Output the material exactly, but drop every image it holds.

──────── Recorded information

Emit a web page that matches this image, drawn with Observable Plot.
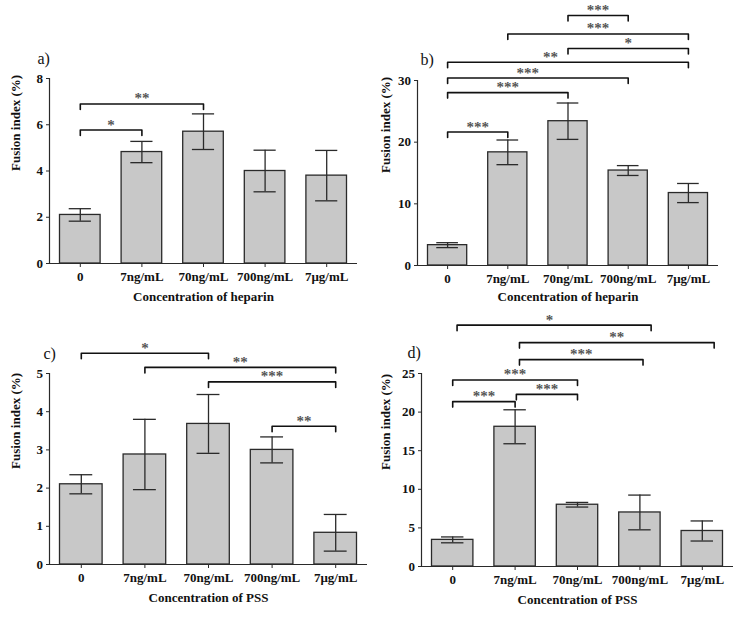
<!DOCTYPE html>
<html>
<head>
<meta charset="utf-8">
<script src="https://cdn.jsdelivr.net/npm/d3@7"></script>
<script src="https://cdn.jsdelivr.net/npm/@observablehq/plot@0.6"></script>
<style>
  html, body { margin: 0; padding: 0; background: #fff; }
  #root { position: relative; width: 750px; height: 621px; background: #fff; overflow: hidden; }
  .panel { position: absolute; }
</style>
</head>
<body>
<div id="root"></div>
<script>
// ---- data ----
const categories = ["0", "7ng/mL", "70ng/mL", "700ng/mL", "7\u03bcg/mL"];

const heparinA = [2.1, 4.82, 5.7, 4.0, 3.8];
const heparinAErr = [0.27, 0.46, 0.77, 0.9, 1.09];

const heparinB = [3.3, 18.35, 23.4, 15.4, 11.75];
const heparinBErr = [0.4, 2.0, 2.95, 0.8, 1.55];

const pssC = [2.1, 2.88, 3.68, 3.0, 0.83];
const pssCErr = [0.25, 0.92, 0.77, 0.34, 0.48];

const pssD = [3.45, 18.1, 8.0, 7.0, 4.6];
const pssDErr = [0.38, 2.2, 0.3, 2.25, 1.3];

// significance brackets: [from, to, level, label, (optional label position)]
const bracketsA = [[0, 1, 5.77, "*"], [0, 2, 6.9, "**"]];
const bracketsB = [
  [0, 1, 21.64, "***"], [0, 2, 28.04, "***"], [0, 3, 30.4, "***", 1.33],
  [0, 4, 32.95, "**", 1.71], [2, 4, 35.18, "*"], [1, 4, 37.55, "***"], [2, 3, 40.54, "***"]
];
const bracketsC = [[0, 2, 5.53, "*"], [1, 4, 5.16, "**"], [2, 4, 4.78, "***"], [3, 4, 3.62, "**"]];
const bracketsD = [
  [0, 1, 21.36, "***"], [1.02, 2, 22.3, "***"], [0, 2, 24.16, "***"],
  [1.07, 3.05, 26.8, "***"], [1.07, 4.19, 29.0, "**"], [0.07, 3.18, 31.26, "*", 1.55]
];

const yTicksA = [0, 2, 4, 6, 8];
const yTicksB = [0, 10, 20, 30];
const yTicksC = [0, 1, 2, 3, 4, 5];
const yTicksD = [0, 5, 10, 15, 20, 25];

// ---- drawing ----
const FONT = "'Liberation Serif', 'Times New Roman', serif";

function panel(cfg, means, errs, brackets, yTicks) {
  const rows = means.map((m, i) => ({i, m, lo: m - errs[i], hi: m + errs[i]}));
  const yMax = yTicks[yTicks.length - 1];
  const plotH = cfg.height - cfg.mTop - cfg.mBottom;
  const tk = yMax * 5.5 / plotH;
  const bpts = brackets.flatMap(([a, b, lv], k) => [
    {k, x: a, y: lv - tk}, {k, x: a, y: lv}, {k, x: b, y: lv}, {k, x: b, y: lv - tk}
  ]);
  const blabels = brackets.map(([a, b, lv, lab, lx]) => ({x: lx ?? (a + b) / 2, y: lv, lab}));
  const capHalf = 0.18;
  const ink = "#2a2a2a";
  const svg = Plot.plot({
    width: cfg.width,
    height: cfg.height,
    marginLeft: cfg.mLeft,
    marginRight: cfg.mRight,
    marginTop: cfg.mTop,
    marginBottom: cfg.mBottom,
    x: {type: "linear", domain: [-0.5, 4.5]},
    y: {domain: [0, yMax]},
    style: {fontFamily: FONT, fontSize: "13px", color: "#111", background: "transparent", overflow: "visible"},
    marks: [
      Plot.rectY(rows, {x1: d => d.i - 0.5, x2: d => d.i + 0.5, y: "m", insetLeft: 10.5, insetRight: 10.5,
        fill: "#c8c8c8", stroke: ink, strokeWidth: 1.3}),
      Plot.ruleX(rows, {x: "i", y1: "lo", y2: "hi", stroke: ink, strokeWidth: 1.3}),
      Plot.ruleY(rows, {y: "hi", x1: d => d.i - capHalf, x2: d => d.i + capHalf, stroke: ink, strokeWidth: 1.3}),
      Plot.ruleY(rows, {y: "lo", x1: d => d.i - capHalf, x2: d => d.i + capHalf, stroke: ink, strokeWidth: 1.3}),
      Plot.ruleY([0], {stroke: ink, strokeWidth: 1.2}),
      Plot.ruleX([-0.5], {y1: 0, y2: yMax, stroke: ink, strokeWidth: 1.2}),
      Plot.line(bpts, {x: "x", y: "y", z: "k", stroke: "#111", strokeWidth: 1.6}),
      Plot.text(blabels, {x: "x", y: "y", text: "lab", lineAnchor: "bottom", dy: -0.5, fill: "#555",
        fontSize: 15, fontWeight: "bold"}),
      Plot.axisX({ticks: [0, 1, 2, 3, 4], tickFormat: i => categories[i], tickSize: 4, tickPadding: 4,
        fontWeight: "bold", fontSize: 13, label: null, stroke: ink}),
      Plot.axisY({ticks: yTicks, tickFormat: v => v.toString(), tickSize: 3, tickPadding: 3.5,
        fontWeight: "bold", fontSize: 13, label: null, stroke: ink}),
      Plot.text([cfg.xTitle], {frameAnchor: "bottom", dy: cfg.xTitleDy, lineAnchor: "middle",
        fontWeight: "bold", fontSize: 13, fill: "#111"}),
      Plot.text(["Fusion index (%)"], {frameAnchor: "left", dx: cfg.yTitleDx, rotate: -90, lineAnchor: "middle",
        fontWeight: "bold", fontSize: 13, fill: "#111"}),
      Plot.text([cfg.tag], {frameAnchor: "top-left", dx: cfg.tagDx, dy: cfg.tagDy, textAnchor: "start",
        lineAnchor: "bottom", fontSize: 16, fill: "#111"})
    ]
  });
  const div = document.createElement("div");
  div.className = "panel";
  div.style.left = cfg.left + "px";
  div.style.top = cfg.top + "px";
  div.appendChild(svg);
  document.getElementById("root").appendChild(div);
}

panel({left: 0, top: 0, width: 375, height: 310, mLeft: 49, mRight: 18, mTop: 78, mBottom: 47,
  xTitle: "Concentration of heparin", xTitleDy: 33.7, yTitleDx: -34, tag: "a)", tagDx: -12, tagDy: -14.5},
  heparinA, heparinAErr, bracketsA, yTicksA);

panel({left: 375, top: 0, width: 375, height: 310, mLeft: 42, mRight: 32, mTop: 80, mBottom: 45,
  xTitle: "Concentration of heparin", xTitleDy: 31.7, yTitleDx: -32, tag: "b)", tagDx: 3, tagDy: -16},
  heparinB, heparinBErr, bracketsB, yTicksB);

panel({left: 0, top: 310, width: 375, height: 311, mLeft: 49, mRight: 8, mTop: 63, mBottom: 57,
  xTitle: "Concentration of PSS", xTitleDy: 33.3, yTitleDx: -34, tag: "c)", tagDx: -6, tagDy: -15},
  pssC, pssCErr, bracketsC, yTicksC);

panel({left: 375, top: 310, width: 375, height: 311, mLeft: 46, mRight: 17, mTop: 63, mBottom: 55,
  xTitle: "Concentration of PSS", xTitleDy: 33.3, yTitleDx: -36, tag: "d)", tagDx: -14, tagDy: -16},
  pssD, pssDErr, bracketsD, yTicksD);
</script>
</body>
</html>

────────────────

** Solution to this task **
Emit a web page that matches this image, drawn with Observable Plot.
<!DOCTYPE html>
<html>
<head>
<meta charset="utf-8">
<script src="https://cdn.jsdelivr.net/npm/d3@7"></script>
<script src="https://cdn.jsdelivr.net/npm/@observablehq/plot@0.6"></script>
<style>
  html, body { margin: 0; padding: 0; background: #fff; }
  #root { position: relative; width: 750px; height: 621px; background: #fff; overflow: hidden; }
  .panel { position: absolute; }
</style>
</head>
<body>
<div id="root"></div>
<script>
// ---- data ----
const categories = ["0", "7ng/mL", "70ng/mL", "700ng/mL", "7\u03bcg/mL"];

const heparinA = [2.1, 4.82, 5.7, 4.0, 3.8];
const heparinAErr = [0.27, 0.46, 0.77, 0.9, 1.09];

const heparinB = [3.3, 18.35, 23.4, 15.4, 11.75];
const heparinBErr = [0.4, 2.0, 2.95, 0.8, 1.55];

const pssC = [2.1, 2.88, 3.68, 3.0, 0.83];
const pssCErr = [0.25, 0.92, 0.77, 0.34, 0.48];

const pssD = [3.45, 18.1, 8.0, 7.0, 4.6];
const pssDErr = [0.38, 2.2, 0.3, 2.25, 1.3];

// significance brackets: [from, to, level, label, (optional label position)]
const bracketsA = [[0, 1, 5.77, "*"], [0, 2, 6.9, "**"]];
const bracketsB = [
  [0, 1, 21.64, "***"], [0, 2, 28.04, "***"], [0, 3, 30.4, "***", 1.33],
  [0, 4, 32.95, "**", 1.71], [2, 4, 35.18, "*"], [1, 4, 37.55, "***"], [2, 3, 40.54, "***"]
];
const bracketsC = [[0, 2, 5.53, "*"], [1, 4, 5.16, "**"], [2, 4, 4.78, "***"], [3, 4, 3.62, "**"]];
const bracketsD = [
  [0, 1, 21.36, "***"], [1.02, 2, 22.3, "***"], [0, 2, 24.16, "***"],
  [1.07, 3.05, 26.8, "***"], [1.07, 4.19, 29.0, "**"], [0.07, 3.18, 31.26, "*", 1.55]
];

const yTicksA = [0, 2, 4, 6, 8];
const yTicksB = [0, 10, 20, 30];
const yTicksC = [0, 1, 2, 3, 4, 5];
const yTicksD = [0, 5, 10, 15, 20, 25];

// ---- drawing ----
const FONT = "'Liberation Serif', 'Times New Roman', serif";

function panel(cfg, means, errs, brackets, yTicks) {
  const rows = means.map((m, i) => ({i, m, lo: m - errs[i], hi: m + errs[i]}));
  const yMax = yTicks[yTicks.length - 1];
  const plotH = cfg.height - cfg.mTop - cfg.mBottom;
  const tk = yMax * 5.5 / plotH;
  const bpts = brackets.flatMap(([a, b, lv], k) => [
    {k, x: a, y: lv - tk}, {k, x: a, y: lv}, {k, x: b, y: lv}, {k, x: b, y: lv - tk}
  ]);
  const blabels = brackets.map(([a, b, lv, lab, lx]) => ({x: lx ?? (a + b) / 2, y: lv, lab}));
  const capHalf = 0.18;
  const ink = "#2a2a2a";
  const svg = Plot.plot({
    width: cfg.width,
    height: cfg.height,
    marginLeft: cfg.mLeft,
    marginRight: cfg.mRight,
    marginTop: cfg.mTop,
    marginBottom: cfg.mBottom,
    x: {type: "linear", domain: [-0.5, 4.5]},
    y: {domain: [0, yMax]},
    style: {fontFamily: FONT, fontSize: "13px", color: "#111", background: "transparent", overflow: "visible"},
    marks: [
      Plot.rectY(rows, {x1: d => d.i - 0.5, x2: d => d.i + 0.5, y: "m", insetLeft: 10.5, insetRight: 10.5,
        fill: "#c8c8c8", stroke: ink, strokeWidth: 1.3}),
      Plot.ruleX(rows, {x: "i", y1: "lo", y2: "hi", stroke: ink, strokeWidth: 1.3}),
      Plot.ruleY(rows, {y: "hi", x1: d => d.i - capHalf, x2: d => d.i + capHalf, stroke: ink, strokeWidth: 1.3}),
      Plot.ruleY(rows, {y: "lo", x1: d => d.i - capHalf, x2: d => d.i + capHalf, stroke: ink, strokeWidth: 1.3}),
      Plot.ruleY([0], {stroke: ink, strokeWidth: 1.2}),
      Plot.ruleX([-0.5], {y1: 0, y2: yMax, stroke: ink, strokeWidth: 1.2}),
      Plot.line(bpts, {x: "x", y: "y", z: "k", stroke: "#111", strokeWidth: 1.6}),
      Plot.text(blabels, {x: "x", y: "y", text: "lab", lineAnchor: "bottom", dy: -0.5, fill: "#555",
        fontSize: 15, fontWeight: "bold"}),
      Plot.axisX({ticks: [0, 1, 2, 3, 4], tickFormat: i => categories[i], tickSize: 4, tickPadding: 4,
        fontWeight: "bold", fontSize: 13, label: null, stroke: ink}),
      Plot.axisY({ticks: yTicks, tickFormat: v => v.toString(), tickSize: 3, tickPadding: 3.5,
        fontWeight: "bold", fontSize: 13, label: null, stroke: ink}),
      Plot.text([cfg.xTitle], {frameAnchor: "bottom", dy: cfg.xTitleDy, lineAnchor: "middle",
        fontWeight: "bold", fontSize: 13, fill: "#111"}),
      Plot.text(["Fusion index (%)"], {frameAnchor: "left", dx: cfg.yTitleDx, rotate: -90, lineAnchor: "middle",
        fontWeight: "bold", fontSize: 13, fill: "#111"}),
      Plot.text([cfg.tag], {frameAnchor: "top-left", dx: cfg.tagDx, dy: cfg.tagDy, textAnchor: "start",
        lineAnchor: "bottom", fontSize: 16, fill: "#111"})
    ]
  });
  const div = document.createElement("div");
  div.className = "panel";
  div.style.left = cfg.left + "px";
  div.style.top = cfg.top + "px";
  div.appendChild(svg);
  document.getElementById("root").appendChild(div);
}

panel({left: 0, top: 0, width: 375, height: 310, mLeft: 49, mRight: 18, mTop: 78, mBottom: 47,
  xTitle: "Concentration of heparin", xTitleDy: 33.7, yTitleDx: -34, tag: "a)", tagDx: -12, tagDy: -14.5},
  heparinA, heparinAErr, bracketsA, yTicksA);

panel({left: 375, top: 0, width: 375, height: 310, mLeft: 42, mRight: 32, mTop: 80, mBottom: 45,
  xTitle: "Concentration of heparin", xTitleDy: 31.7, yTitleDx: -32, tag: "b)", tagDx: 3, tagDy: -16},
  heparinB, heparinBErr, bracketsB, yTicksB);

panel({left: 0, top: 310, width: 375, height: 311, mLeft: 49, mRight: 8, mTop: 63, mBottom: 57,
  xTitle: "Concentration of PSS", xTitleDy: 33.3, yTitleDx: -34, tag: "c)", tagDx: -6, tagDy: -15},
  pssC, pssCErr, bracketsC, yTicksC);

panel({left: 375, top: 310, width: 375, height: 311, mLeft: 46, mRight: 17, mTop: 63, mBottom: 55,
  xTitle: "Concentration of PSS", xTitleDy: 33.3, yTitleDx: -36, tag: "d)", tagDx: -14, tagDy: -16},
  pssD, pssDErr, bracketsD, yTicksD);
</script>
</body>
</html>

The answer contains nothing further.